Well-designed landscapes promote sustainability and inclusion while creating spaces that stimulate curiosity and enjoyment – encouraging children to thrive. 

Interaction with nature promotes a child’s growth and wellbeing, making it imperative for schools to extend the learning environment into their outdoor landscapes.

Sydney-based landscape architecture practice CONTEXT says it is invested in harnessing good design to encourage and support children to spend more time outdoors and engage in free play and hands-on learning.

CONTEXT director and landscape architect Hamish Dounan works with school communities to design outdoor landscapes that support learning and development.

“With studies citing that increased time in nature aids the growth, development and wellbeing of children, biophilic design in education settings is critical,” says Dounan. “Outdoor environments at schools can, and must go far beyond the formal ‘play’ provision.”

Homebush West School

Homebush West School | Photography: Mike Chorley

Referencing the studio’s work with TKD Architects to upgrade and extend Homebush West School in New South Wales, Dounan shares four key areas he and his team focus on when designing outdoor classrooms.

“Designing outdoor spaces that can be used and enjoyed by everyone in the school is critical,” says Dounan. Through extensive consultation with the school community and the wider project team – including local government, teachers, parents and students – landscape architects can ensure that design interventions are inclusive and accessible to all across gender, ability, neurodiversity, and cultural background.

Outdoor spaces for students can range from active sports to quiet play areas, as well as outdoor classrooms, refuge areas and productive gardens.
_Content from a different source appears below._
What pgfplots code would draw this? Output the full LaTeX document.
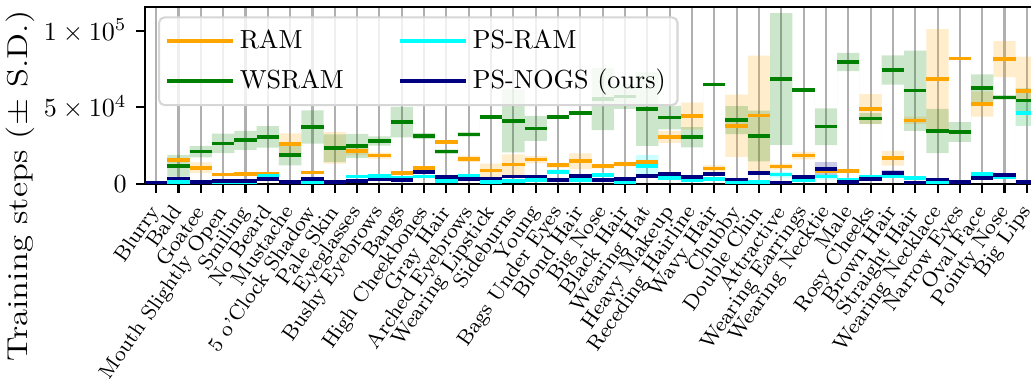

At Homebush West School, the landscape design incorporates details such as widened, recycled brick pathways, sensory and productive gardens, signage, and plant labels, ensuring everyone feels a sense of inclusion.

Designing resilient landscapes that are sustainable in the long-term is another important consideration. “Guided by our team of expert horticulturalists, our ecological strategies focus on planting native species – adapted to local conditions, they require minimal maintenance,” says Dounan. The bush play garden at Homebush West School has created a habitat that supports local wildlife such as warbling magpies, lizards and dragonflies. Mulch trails and stepping stone logs create an active and imaginative play space for students while also inculcating in them an appreciation for Australian ecology.

“Through including rainwater collection measures such as swales and rain chains, which are then used in the productive gardens, alongside including solar panels and wind turbines, the students are encouraged to learn about ecological cycles and responsible resource use.”

Dounan also underlines the importance of designing natural multifunctional spaces, which can be adapted over time to meet changing recreational and educational needs, rather than creating fixed use spaces for a specific sport or activity. For instance, the rooftop garden at Homebush West School includes a large open lawn area, alongside several play structures between soft-fall mounds and a small amphitheatre and running track, each area designed to accommodate different sized groups and different student needs.

The shaded tiered amphitheatre at Homebush West School is a space that can be used in all weather conditions. Canopy cover can create both shaded and fully-covered environments which, when integrated with moveable furnishings such as outdoor rugs and beanbags can be used as play and learning spaces throughout the year.

“The setting – whether that be urban or rural – is also critical to informing design decisions, particularly around curating a material palette, considering how colour, texture, composition and source will stimulate the students and respond to the climate in different ways,” says Dounan. Notably across all projects, the studio prioritises using natural materials that – as far as possible – are locally manufactured.

In response to the brief to provide seating throughout the outdoor spaces at Homebush West School, CONTEXT designed curved and straight benches made from precast concrete and natural materials such as sandstone logs. Encircling planting beds and looking out to the playground, the seating design promotes informal social gatherings and interactions, while providing opportunities for group learning in an outdoor setting.